Kemudian Rasulullah bersabda : “Apa yang dapat kamu perbuat dengan sarungmu ? Apabila engkau memakainya, maka dia tidak mendapat bagian sedikitpun darinya, dan apabila dia memakainya maka kamu tidak juga tidak akan mendapat bagian sedikitpun darinya.” Kemudian laki-laki itu duduk termenung, dan setelah lama duduk kemudian berdiri, dan Rasulullah melihat dan memanggilnya, dan kemudian bertanya :”Apa yang kamu miliki dari Al Qur’an ?” Dan dia menjawab :”Saya mempunyai (hafalan) dari surat ini dan ini.” Banyaknya surat yang disebut, kemudian Rasulullah bersabda : “Saya berikan (nikah) kamu dengan dia dengan apa yang kamu miliki dari Al Qur’an.”
Penjelasan :
Berarti laki-laki tersebut harus mengajarkan hafalannya kepada istrinya sampai hafal, dan mahar telah terbayarkan.
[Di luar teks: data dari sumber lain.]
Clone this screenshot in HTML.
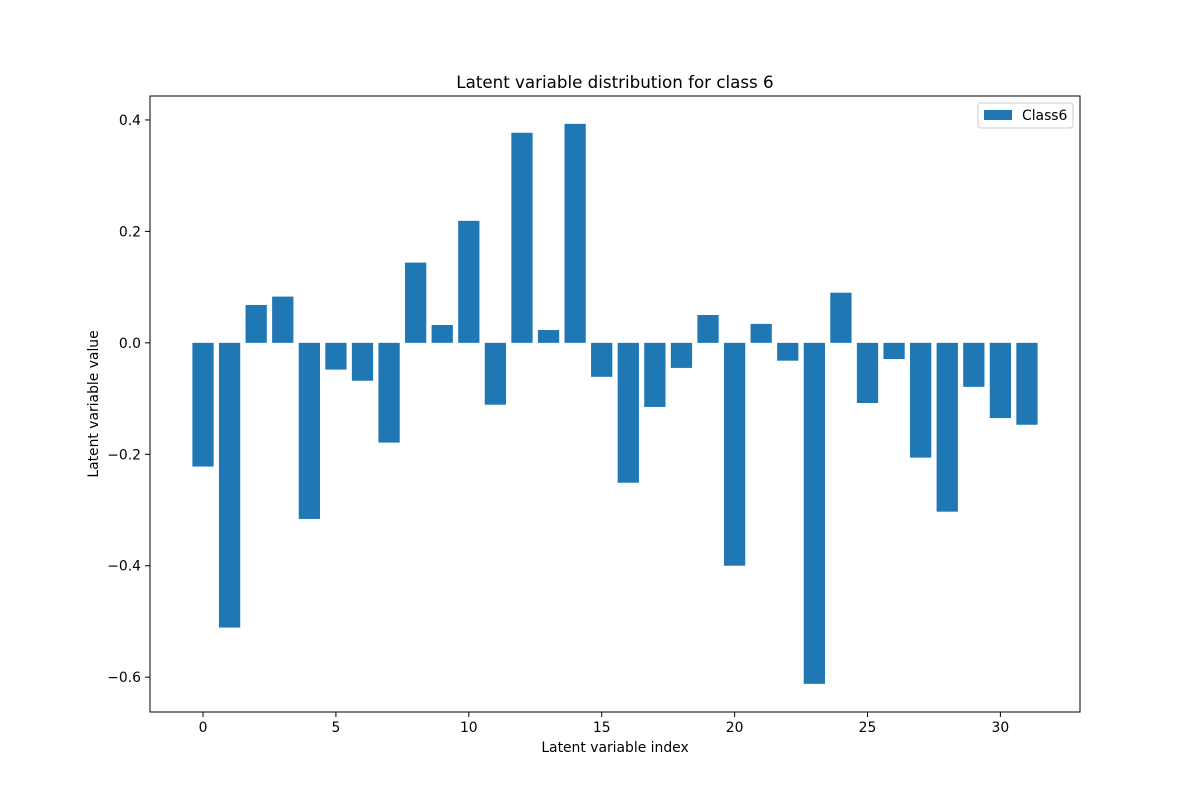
<!DOCTYPE html>
<html><head><meta charset="utf-8"><style>
body{margin:0;background:#fff;font-family:"DejaVu Sans","Liberation Sans",sans-serif}
</style></head><body>
<svg id="chart" width="1200" height="800" xmlns="http://www.w3.org/2000/svg" font-family="DejaVu Sans, Liberation Sans, sans-serif">
<rect width="1200" height="800" fill="#fff"/>
<g id="bars"></g>
<g id="axes"></g>
<rect x="150" y="96" width="930" height="616" fill="none" stroke="#000" stroke-width="1"/>
<text x="615" y="88" font-size="16.7" text-anchor="middle">Latent variable distribution for class 6</text>
<text x="615" y="752" font-size="13.9" text-anchor="middle">Latent variable index</text>
<text transform="translate(98,404) rotate(-90)" font-size="13.9" text-anchor="middle">Latent variable value</text>
<g>
<rect x="978" y="103" width="95" height="25" fill="#fff" stroke="#ccc" rx="3"/>
<rect x="984" y="110" width="28" height="10" fill="#1f77b4"/>
<text x="1022" y="120" font-size="13.9">Class6</text>
</g>
</svg>
<script>
const values=[-0.222,-0.511,0.068,0.083,-0.316,-0.048,-0.068,-0.179,0.144,0.032,0.219,-0.111,0.377,0.023,0.393,-0.061,-0.251,-0.115,-0.045,0.050,-0.400,0.034,-0.032,-0.612,0.090,-0.108,-0.029,-0.206,-0.303,-0.079,-0.135,-0.147];
const xTicks=[0,5,10,15,20,25,30];
const yTicks=[-0.6,-0.4,-0.2,0.0,0.2,0.4];
const NS="http://www.w3.org/2000/svg";
const L=150,R=1080,T=96,B=712;
const xMin=-1.995,xMax=32.995,yMin=-0.6625,yMax=0.443;
const sx=v=>L+(v-xMin)/(xMax-xMin)*(R-L);
const sy=v=>B-(v-yMin)/(yMax-yMin)*(B-T);
const bars=document.getElementById('bars');
values.forEach((v,i)=>{
 const r=document.createElementNS(NS,'rect');
 const x0=sx(i-0.4),x1=sx(i+0.4);
 const y0=sy(Math.max(v,0)),y1=sy(Math.min(v,0));
 r.setAttribute('x',x0);r.setAttribute('width',x1-x0);
 r.setAttribute('y',y0);r.setAttribute('height',y1-y0);
 r.setAttribute('fill','#1f77b4');
 
 
 bars.appendChild(r);
});
const axes=document.getElementById('axes');
xTicks.forEach(t=>{
 const x=sx(t);
 const l=document.createElementNS(NS,'line');
 l.setAttribute('x1',x);l.setAttribute('x2',x);l.setAttribute('y1',B);l.setAttribute('y2',B+5);l.setAttribute('stroke','#000');
 
 
 axes.appendChild(l);
 const s=document.createElementNS(NS,'text');
 s.setAttribute('x',x);s.setAttribute('y',B+20);s.setAttribute('font-size','13.9');s.setAttribute('text-anchor','middle');
 s.textContent=t;
 
 
 axes.appendChild(s);
});
yTicks.forEach(t=>{
 const y=sy(t);
 const l=document.createElementNS(NS,'line');
 l.setAttribute('x1',L-5);l.setAttribute('x2',L);l.setAttribute('y1',y);l.setAttribute('y2',y);l.setAttribute('stroke','#000');
 
 
 axes.appendChild(l);
 const s=document.createElementNS(NS,'text');
 s.setAttribute('x',L-9);s.setAttribute('y',y+5);s.setAttribute('font-size','13.9');s.setAttribute('text-anchor','end');
 s.textContent=(t<0?'\u2212':'')+Math.abs(t).toFixed(1);
 
 
 axes.appendChild(s);
});
</script>
</body></html>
Dari hadist ini dapat dilihat bahwa betapa ringannya mahar dalam pernikahan.
 Hadist dikeluarkan oleh Abu Daud, At Tarmidzi, Ibnu Majah dari ‘Aisyiyah : Rasulullah bersabda : “Seorang perempuan manapun yang menikah tanpa seijin walinya maka nikahnya adalah bathil (diucapkan sebanyak tiga kali), dan apabila suaminya telah mengaulinya maka mahar adalah haknya (perempuan) sebagai tebusan atas apa yang menimpanya, dan apabila mereka saling cecok, maka pemimpin (sultan, pemerintah, penguasa) adalah wali bagi orang yang tidak memiliki wali”. Hadist ini di shohihkan oleh Al Albani dalam Irwa’u Al-gholil.
Penjelasan:
Dari hadist diatas dapat dijelaskan bahwa seorang suami yang telah menggauli istrinya, jika terjadi perceraian, maka dia tidak boleh meminta maharnya kembali. Menurut kesepakatan ulama, mahar bisa diminta kembali jika terjadi perceraian dengan beberapa sebab yaitu :
  1. Suami itu belum pernah menggauli istrinya.
  2. Terjadi cela atau cacat diantara keduannya yang sengaja di sembunyikan, seperti cacat tubuh, sehingga salah satu pihak merasa tidak berkenan dan merasa tertipu.
Menurut para ulama, nikah yang diharamkan adalah :
  1. Nikah Shighor, nikah silangan. Nikah dengan bersyarat.
  2. Nikah Mut’ah, nikah kontrak (menikah dengan jangka waktu tertentu), dikembangkan oleh orang syi’ah. Dalam pandangan syi’ah, orang yang menikah mut’ah satu kali, maka dia punya derajat sama dengan Husain, nikah mut’ah dua kali punya derajat sama dengan Hasan, nikah mut’ah tiga kali derajatnya seperti sahabat Ali, nikah mut’ah empat kali derajatnya lebih tinggi dari derajatnya Nabi.
  3. Nikah al muhalal wal muhalil, al muhalal adalah seorang laki-laki telah menikah dan bercerai dan rujuk sebanyak 2 kali dan yang ke 3 kalinya dia tidak boleh rujuk dengan istrinya, kecuali istrinya telah nikah dengan laki-laki lain dan telah digaulinya, dan diceraikan tanpa bujukan atau tawaran imbalan dari suami yang dahulu. Wa muhalil adalah seseorang laki laki yang diperintahkan oleh seorang laki-laki yang telah menceraikan 3 kali istrinya, untuk menikahi seorang wanita yang telah dicerai 3 kali oleh suaminya, setelah menikah kemudian diceraikan agar dapat dinikahi suami yang dahulu.